Many mice and some touchpads have a middle mouse button. On a mouse with a scroll wheel, you can usually press directly down on the scroll wheel to middle-click. If you don't have a middle mouse button, you can press the left and right mouse buttons at the same time to middle-click.

On touchpads that support multi-finger taps, you can tap with three fingers at once to middle-click. You have to enable tap clicking in the touchpad settings for this to work.

Many applications use middle-click for advanced click shortcuts.

  • In the Activities overview, you can quickly open a new window for an application in its own new workspace with middle-click. Simply middle-click on the application's icon, either in the dash on the left, or in the applications overview. The applications overview is displayed using the grid button in the dash.

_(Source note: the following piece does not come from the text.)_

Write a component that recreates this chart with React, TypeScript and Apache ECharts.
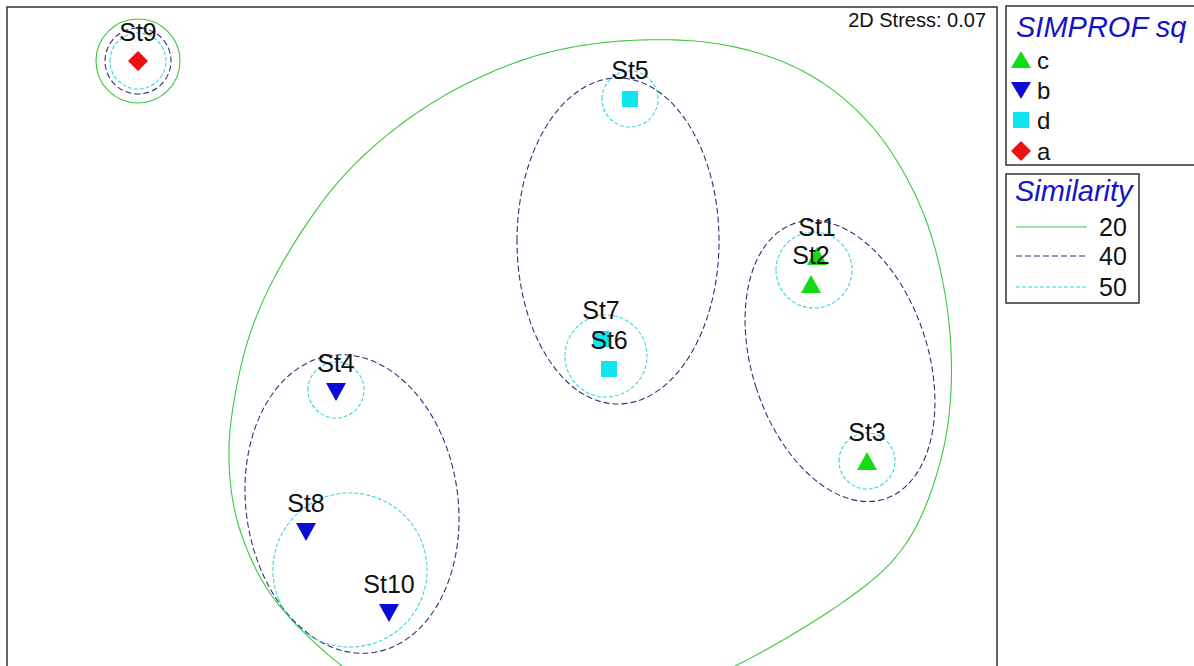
import React, { useEffect, useRef } from 'react';
import * as echarts from 'echarts';

// nMDS ordination (2D), station coordinates
const stations = ['St1', 'St2', 'St3', 'St4', 'St5', 'St6', 'St7', 'St8', 'St9', 'St10'];
const mdsX = [3.17, 3.11, 3.67, -1.64, 1.3, 1.09, 1.01, -1.94, -3.62, -1.11];
const mdsY = [0.89, 0.61, -1.16, -0.47, 2.46, -0.24, 0.06, -1.87, 2.84, -2.68];
const simprofGroup = ['c', 'c', 'c', 'b', 'd', 'd', 'd', 'b', 'a', 'b'];
const groupOrder = ['c', 'b', 'd', 'a'];

// Similarity contours (ellipses): [centerX, centerY, radiusX, radiusY, rotationDeg]
const similarityLevels = ['20', '40', '50'];
const contour20 = [[-3.62, 2.84, 0.42, 0.42, 0]];
// Large 20% contour outline (St1-St8, St10), MDS units
const contour20OutlineX = [1.4, 2.3, 3.1, 3.75, 4.22, 4.46, 4.51, 4.38, 4.05, 3.46, 2.35, 1.2, 0.0, -0.9, -1.58, -2.25, -2.6, -2.71, -2.64, -2.45, -2.1, -1.6, -1.0, -0.3, 0.5];
const contour20OutlineY = [3.05, 2.99, 2.7, 2.15, 1.35, 0.45, -0.45, -1.25, -2.0, -2.55, -3.21, -3.67, -3.77, -3.6, -3.21, -2.55, -1.85, -1.15, -0.45, 0.25, 0.95, 1.65, 2.2, 2.63, 2.93];
const contour40 = [
  [-3.62, 2.84, 0.33, 0.33, 0],
  [1.18, 1.04, 1.01, 1.63, 0],
  [3.4, -0.16, 0.88, 1.45, 18],
  [-1.48, -1.59, 1.06, 1.5, 8],
];
const contour50 = [
  [-3.62, 2.84, 0.28, 0.28, 0],
  [1.3, 2.46, 0.28, 0.28, 0],
  [1.06, -0.11, 0.41, 0.41, 0],
  [3.14, 0.75, 0.38, 0.38, 0],
  [3.67, -1.16, 0.28, 0.28, 0],
  [-1.64, -0.45, 0.28, 0.28, 0],
  [-1.5, -2.25, 0.77, 0.77, 23],
];
const stressText = '2D Stress: 0.07';

const FONT = 'Liberation Sans, Arial, sans-serif';
const groupColor: Record<string, string> = {
  c: '#14dc14',
  b: '#0c0cd4',
  d: '#10e6f0',
  a: '#ec1010',
};
const groupSymbol: Record<string, any> = {
  c: { symbol: 'triangle', size: [20, 18], rotate: 0 },
  b: { symbol: 'triangle', size: [20, 18], rotate: 180 },
  d: { symbol: 'rect', size: [16, 16], rotate: 0 },
  a: { symbol: 'diamond', size: [20, 20], rotate: 0 },
};
const levelStyle: Record<string, any> = {
  '20': { stroke: '#3cc83c', lineWidth: 1.1, lineDash: null },
  '40': { stroke: '#30307a', lineWidth: 1.1, lineDash: [6, 3] },
  '50': { stroke: '#3cd6dc', lineWidth: 1.1, lineDash: [4, 2] },
};

function lineStyleFor(level: string) {
  const st = levelStyle[level];
  return { fill: 'none', stroke: st.stroke, lineWidth: st.lineWidth, lineDash: st.lineDash };
}

function contourSeries(level: string, data: number[][]) {
  return {
    type: 'custom',
    name: 'sim' + level,
    clip: true,
    silent: true,
    z: 1,
    data,
    renderItem: (params: any, api: any) => {
      const c = api.coord([api.value(0), api.value(1)]);
      const s = api.size([api.value(2), api.value(3)]);
      return {
        type: 'ellipse',
        x: c[0],
        y: c[1],
        rotation: (api.value(4) * Math.PI) / 180,
        shape: { cx: 0, cy: 0, rx: s[0], ry: s[1] },
        style: lineStyleFor(level),
      };
    },
  };
}

// closed Catmull-Rom spline through pixel points
function closedSpline(pts: number[][], steps: number) {
  const n = pts.length;
  const out: number[][] = [];
  for (let i = 0; i < n; i++) {
    const p0 = pts[(i - 1 + n) % n];
    const p1 = pts[i];
    const p2 = pts[(i + 1) % n];
    const p3 = pts[(i + 2) % n];
    for (let k = 0; k < steps; k++) {
      const t = k / steps;
      const t2 = t * t;
      const t3 = t2 * t;
      const f = (a: number, b: number, c: number, d: number) =>
        0.5 * (2 * b + (-a + c) * t + (2 * a - 5 * b + 4 * c - d) * t2 + (-a + 3 * b - 3 * c + d) * t3);
      out.push([f(p0[0], p1[0], p2[0], p3[0]), f(p0[1], p1[1], p2[1], p3[1])]);
    }
  }
  return out;
}

function outlineSeries(level: string, xs: number[], ys: number[]) {
  return {
    type: 'custom',
    name: 'outline' + level,
    clip: true,
    silent: true,
    z: 1,
    data: [0],
    renderItem: (params: any, api: any) => {
      const pts = xs.map((x, i) => api.coord([x, ys[i]]));
      return {
        type: 'polygon',
        shape: { points: closedSpline(pts, 16) },
        style: lineStyleFor(level),
      };
    },
  };
}

export default function App() {
  const ref = useRef<HTMLDivElement>(null);
  useEffect(() => {
    if (!ref.current) return;
    const chart = echarts.init(ref.current, null, { renderer: 'svg' });

    const scatterSeries = groupOrder.map((g) => {
      const gs = groupSymbol[g];
      return {
        type: 'scatter',
        name: g,
        z: 3,
        symbol: gs.symbol,
        symbolSize: gs.size,
        symbolRotate: gs.rotate,
        itemStyle: { color: groupColor[g], opacity: 1 },
        label: {
          show: true,
          formatter: '{b}',
          position: 'inside',
          offset: [0, -29],
          color: '#111',
          fontSize: 25,
          fontFamily: FONT,
        },
        data: stations
          .map((name, i) => ({ name, value: [mdsX[i], mdsY[i]], g: simprofGroup[i] }))
          .filter((d) => d.g === g)
          .map((d) => ({ name: d.name, value: d.value })),
      };
    });

    const legendMarkers: any[] = [];
    const legendYs = [60, 90, 120, 151];
    groupOrder.forEach((g, i) => {
      const y = legendYs[i];
      const x = 1021;
      const col = groupColor[g];
      if (g === 'c') {
        legendMarkers.push({ type: 'polygon', shape: { points: [[x - 10, y + 8], [x + 10, y + 8], [x, y - 9]] }, style: { fill: col } });
      } else if (g === 'b') {
        legendMarkers.push({ type: 'polygon', shape: { points: [[x - 10, y - 8], [x + 10, y - 8], [x, y + 9]] }, style: { fill: col } });
      } else if (g === 'd') {
        legendMarkers.push({ type: 'rect', shape: { x: x - 8, y: y - 8, width: 16, height: 16 }, style: { fill: col } });
      } else {
        legendMarkers.push({ type: 'polygon', shape: { points: [[x - 10, y], [x, y - 10], [x + 10, y], [x, y + 10]] }, style: { fill: col } });
      }
      legendMarkers.push({
        type: 'text',
        x: 1037,
        y,
        style: { text: g, fontSize: 24, fontFamily: FONT, fill: '#111', verticalAlign: 'middle' },
      });
    });

    const simYs = [227, 256, 287];
    const simItems: any[] = [];
    similarityLevels.forEach((lv, i) => {
      const st = levelStyle[lv];
      simItems.push({
        type: 'line',
        shape: { x1: 1016, y1: simYs[i], x2: 1087, y2: simYs[i] },
        style: { stroke: st.stroke, lineWidth: 1.2, lineDash: st.lineDash },
      });
      simItems.push({
        type: 'text',
        x: 1099,
        y: simYs[i],
        style: { text: lv, fontSize: 25, fontFamily: FONT, fill: '#111', verticalAlign: 'middle' },
      });
    });

    chart.setOption({
      animation: false,
      backgroundColor: '#fff',
      grid: {
        show: true,
        left: 7,
        top: 7,
        width: 990,
        height: 680,
        borderColor: '#333',
        borderWidth: 1.5,
        backgroundColor: '#fff',
      },
      xAxis: { type: 'value', min: -4.93, max: 4.97, show: false },
      yAxis: { type: 'value', min: -3.42, max: 3.38, show: false },
      series: [
        contourSeries('20', contour20),
        outlineSeries('20', contour20OutlineX, contour20OutlineY),
        contourSeries('40', contour40),
        contourSeries('50', contour50),
        ...scatterSeries,
      ],
      graphic: [
        {
          type: 'text',
          x: 986,
          y: 20,
          style: { text: stressText, fontSize: 20, fontFamily: FONT, fill: '#111', align: 'right', verticalAlign: 'middle' },
        },
        {
          type: 'rect',
          shape: { x: 1006, y: 6, width: 220, height: 159 },
          style: { fill: '#fff', stroke: '#333', lineWidth: 1.5 },
        },
        {
          type: 'text',
          x: 1016,
          y: 27,
          style: { text: 'SIMPROF sq', fontSize: 29, fontStyle: 'italic', fontFamily: FONT, fill: '#1414c4', verticalAlign: 'middle' },
        },
        ...legendMarkers,
        {
          type: 'rect',
          shape: { x: 1006, y: 174, width: 133, height: 129 },
          style: { fill: '#fff', stroke: '#333', lineWidth: 1.5 },
        },
        {
          type: 'text',
          x: 1015,
          y: 191,
          style: { text: 'Similarity', fontSize: 29, fontStyle: 'italic', fontFamily: FONT, fill: '#1414c4', verticalAlign: 'middle' },
        },
        ...simItems,
      ],
    });
    return () => chart.dispose();
  }, []);
  return (
    <div
      ref={ref}
      style={{ position: 'fixed', left: 0, top: 0, width: 1194, height: 700, background: '#fff' }}
    />
  );
}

  • Most web browsers allow you to open links in tabs quickly with the middle mouse button. Just click any link with your middle mouse button, and it will open in a new tab. Be careful clicking the link in the Firefox web browser, though. In Firefox, if you middle-click anywhere except on a link, it will try to load your selected text as a URL, as if you used middle-click to paste it to the location bar and pressed Enter.

  • In the file manager, middle-click serves two roles. If you middle-click a folder, it will open in a new tab. This mimics the behavior of popular web browsers. If you middle-click a file, it will open the file, just as if you had double-clicked.

Some specialized applications allow you to use the middle mouse button for other functions. Search your application's help for middle-click or middle mouse button.